__Brief__:
Take the material below and retype it in full; pictures are left out.

__Dataset section__:
____
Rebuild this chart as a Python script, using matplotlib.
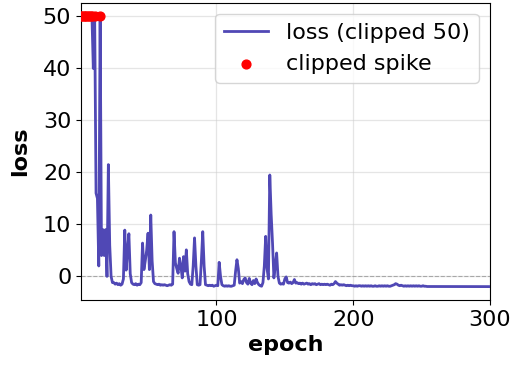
import numpy as np
import matplotlib
matplotlib.use("Agg")
import matplotlib.pyplot as plt

CLIP = 50

# loss values per epoch (clipped at 50)
loss_e001_024 = [50, 50, 50, 50, 50, 50, 50, 50, 50, 40, 50, 16, 15, 2, 50, 4, 9, 4, 9, 0,
                 21.5, 6, 0, -1.2]
loss_e025_054 = [-1.2, -1.5, -1.3, -1.6, -1.4, -1.7, -1.5, -0.5, 8.9, 1.2, 5, 8.2, 0.5, -1.2,
                 -1.5, -1.6, -1.4, -1.7, -1.5, -1.6, -1.2, 6.4, 1.3, 3, 5, 8.3, 1.3, 11.8, 3, -1]
loss_e055_092 = [-1.4, -1.5, -1.6, -1.5, -1.7, -1.6, -1.7, -1.6, -1.7, -1.8, -1.7, -1.6, -1.7,
                 -1.5, 8.6, 2.6, 1.5, 0.6, 3.5, 2, -0.3, 3.8, 1, 5.1, 0.5, -1, -1.5, -1.6, 2,
                 7.4, 2, -1.6, -1.7, -1.6, 3, 8.6, 2, -1.6]
loss_e093_152 = [-1.7, -1.8, -1.7, -1.8, -1.7, -1.9, -1.8, -1.7, -1.8, 2.7, 0, -1.6,
                 -1.8, -1.9, -1.8, -1.9, -1.8, -1.9, -1.9, -1.8, -1.7, 1, 3.2, 1.5, -1.3,
                 -1.0, -1.4, -0.6, -0.3, -1.2, -1.5, -0.4, -1.3, -1.6, -0.8, -1.4, -0.5, -1.2,
                 -1.6, -1.8, -1.9, -1.2, 2, 7.7, 1.5, -0.5, 19.5, 12, 6.4, -0.3, 2, 4.5, 0,
                 -1.3, -1.5, -1.4, -1.5, -0.5, -0.1, -1.2]
loss_e153_253 = [-1.3, -1.1, -1.4, -1.2, -0.6, -1.3, -1.2, -1.4,
                 -1.3, -1.5, -1.3, -1.5, -1.4, -1.3, -1.5, -1.4, -1.6, -1.4,
                 -1.5, -1.4, -1.6, -1.5, -1.4, -1.6, -1.5, -1.6, -1.5, -1.6,
                 -1.5, -1.6, -1.7, -1.5, -1.6, -1.4, -1.0, -1.3, -1.5, -1.7,
                 -1.6, -1.7, -1.6, -1.7, -1.8, -1.7, -1.8, -1.7, -1.8, -1.8,
                 -1.9, -1.8, -1.9, -1.8, -1.8, -1.9, -1.8, -1.9, -1.8, -1.9,
                 -1.8, -1.9, -1.8, -1.9, -1.9, -1.8, -1.9, -1.9, -1.8, -1.9,
                 -1.8, -1.9, -1.8, -1.9, -1.8, -1.9, -1.9, -1.8, -1.7, -1.6,
                 -1.4, -1.5, -1.7, -1.8, -1.7, -1.8, -1.9, -1.8, -1.9, -1.8,
                 -1.9, -1.8, -1.9, -1.8, -1.9, -1.8, -1.9, -1.8, -1.9, -1.9,
                 -1.8, -1.9, -1.9]
loss_e254_300 = [-1.95, -1.95, -1.95, -1.95, -1.95, -1.95, -1.95, -1.95, -1.95, -1.95,
                 -1.95, -1.95, -1.95, -1.95, -1.95, -1.95, -1.95, -1.96, -1.96, -1.96,
                 -1.96, -1.96, -1.96, -1.96, -1.96, -1.96, -1.96, -1.96, -1.96, -1.96,
                 -1.97, -1.97, -1.97, -1.97, -1.97, -1.97, -1.97, -1.97, -1.97, -1.97,
                 -1.97, -1.97, -1.97, -1.97, -1.97, -1.97, -1.97]

loss = np.array(loss_e001_024 + loss_e025_054 + loss_e055_092 + loss_e093_152
                + loss_e153_253 + loss_e254_300, dtype=float)
epochs = np.arange(1, len(loss) + 1)
clipped = loss >= CLIP

fig = plt.figure(figsize=(5.11, 3.66), dpi=100)
ax = fig.add_axes([0.1585, 0.180, 0.8005, 0.812])

ax.plot(epochs, loss, color="#5048b5", lw=2.0, label="loss (clipped 50)", zorder=3)
ax.scatter(epochs[clipped], loss[clipped], color="red", s=40, zorder=4,
           label="clipped spike")
ax.axhline(0, color="gray", ls="--", lw=0.8, alpha=0.6, zorder=2)

ax.set_xlim(1, 300)
ax.set_xticks([100, 200, 300])
ax.set_yticks([0, 10, 20, 30, 40, 50])
ax.grid(True, color="#cccccc", alpha=0.5, lw=0.9)
ax.set_axisbelow(True)

ax.tick_params(labelsize=16)
ax.set_xlabel("epoch", fontsize=16, fontweight="bold")
ax.set_ylabel("loss", fontsize=16, fontweight="bold", labelpad=9)

ax.legend(loc="upper right", fontsize=16)

fig.savefig("out.png", dpi=100)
____
__Answer to this problem__:
Rebuild this chart as a Python script, using matplotlib.
import numpy as np
import matplotlib
matplotlib.use("Agg")
import matplotlib.pyplot as plt

CLIP = 50

# loss values per epoch (clipped at 50)
loss_e001_024 = [50, 50, 50, 50, 50, 50, 50, 50, 50, 40, 50, 16, 15, 2, 50, 4, 9, 4, 9, 0,
                 21.5, 6, 0, -1.2]
loss_e025_054 = [-1.2, -1.5, -1.3, -1.6, -1.4, -1.7, -1.5, -0.5, 8.9, 1.2, 5, 8.2, 0.5, -1.2,
                 -1.5, -1.6, -1.4, -1.7, -1.5, -1.6, -1.2, 6.4, 1.3, 3, 5, 8.3, 1.3, 11.8, 3, -1]
loss_e055_092 = [-1.4, -1.5, -1.6, -1.5, -1.7, -1.6, -1.7, -1.6, -1.7, -1.8, -1.7, -1.6, -1.7,
                 -1.5, 8.6, 2.6, 1.5, 0.6, 3.5, 2, -0.3, 3.8, 1, 5.1, 0.5, -1, -1.5, -1.6, 2,
                 7.4, 2, -1.6, -1.7, -1.6, 3, 8.6, 2, -1.6]
loss_e093_152 = [-1.7, -1.8, -1.7, -1.8, -1.7, -1.9, -1.8, -1.7, -1.8, 2.7, 0, -1.6,
                 -1.8, -1.9, -1.8, -1.9, -1.8, -1.9, -1.9, -1.8, -1.7, 1, 3.2, 1.5, -1.3,
                 -1.0, -1.4, -0.6, -0.3, -1.2, -1.5, -0.4, -1.3, -1.6, -0.8, -1.4, -0.5, -1.2,
                 -1.6, -1.8, -1.9, -1.2, 2, 7.7, 1.5, -0.5, 19.5, 12, 6.4, -0.3, 2, 4.5, 0,
                 -1.3, -1.5, -1.4, -1.5, -0.5, -0.1, -1.2]
loss_e153_253 = [-1.3, -1.1, -1.4, -1.2, -0.6, -1.3, -1.2, -1.4,
                 -1.3, -1.5, -1.3, -1.5, -1.4, -1.3, -1.5, -1.4, -1.6, -1.4,
                 -1.5, -1.4, -1.6, -1.5, -1.4, -1.6, -1.5, -1.6, -1.5, -1.6,
                 -1.5, -1.6, -1.7, -1.5, -1.6, -1.4, -1.0, -1.3, -1.5, -1.7,
                 -1.6, -1.7, -1.6, -1.7, -1.8, -1.7, -1.8, -1.7, -1.8, -1.8,
                 -1.9, -1.8, -1.9, -1.8, -1.8, -1.9, -1.8, -1.9, -1.8, -1.9,
                 -1.8, -1.9, -1.8, -1.9, -1.9, -1.8, -1.9, -1.9, -1.8, -1.9,
                 -1.8, -1.9, -1.8, -1.9, -1.8, -1.9, -1.9, -1.8, -1.7, -1.6,
                 -1.4, -1.5, -1.7, -1.8, -1.7, -1.8, -1.9, -1.8, -1.9, -1.8,
                 -1.9, -1.8, -1.9, -1.8, -1.9, -1.8, -1.9, -1.8, -1.9, -1.9,
                 -1.8, -1.9, -1.9]
loss_e254_300 = [-1.95, -1.95, -1.95, -1.95, -1.95, -1.95, -1.95, -1.95, -1.95, -1.95,
                 -1.95, -1.95, -1.95, -1.95, -1.95, -1.95, -1.95, -1.96, -1.96, -1.96,
                 -1.96, -1.96, -1.96, -1.96, -1.96, -1.96, -1.96, -1.96, -1.96, -1.96,
                 -1.97, -1.97, -1.97, -1.97, -1.97, -1.97, -1.97, -1.97, -1.97, -1.97,
                 -1.97, -1.97, -1.97, -1.97, -1.97, -1.97, -1.97]

loss = np.array(loss_e001_024 + loss_e025_054 + loss_e055_092 + loss_e093_152
                + loss_e153_253 + loss_e254_300, dtype=float)
epochs = np.arange(1, len(loss) + 1)
clipped = loss >= CLIP

fig = plt.figure(figsize=(5.11, 3.66), dpi=100)
ax = fig.add_axes([0.1585, 0.180, 0.8005, 0.812])

ax.plot(epochs, loss, color="#5048b5", lw=2.0, label="loss (clipped 50)", zorder=3)
ax.scatter(epochs[clipped], loss[clipped], color="red", s=40, zorder=4,
           label="clipped spike")
ax.axhline(0, color="gray", ls="--", lw=0.8, alpha=0.6, zorder=2)

ax.set_xlim(1, 300)
ax.set_xticks([100, 200, 300])
ax.set_yticks([0, 10, 20, 30, 40, 50])
ax.grid(True, color="#cccccc", alpha=0.5, lw=0.9)
ax.set_axisbelow(True)

ax.tick_params(labelsize=16)
ax.set_xlabel("epoch", fontsize=16, fontweight="bold")
ax.set_ylabel("loss", fontsize=16, fontweight="bold", labelpad=9)

ax.legend(loc="upper right", fontsize=16)

fig.savefig("out.png", dpi=100)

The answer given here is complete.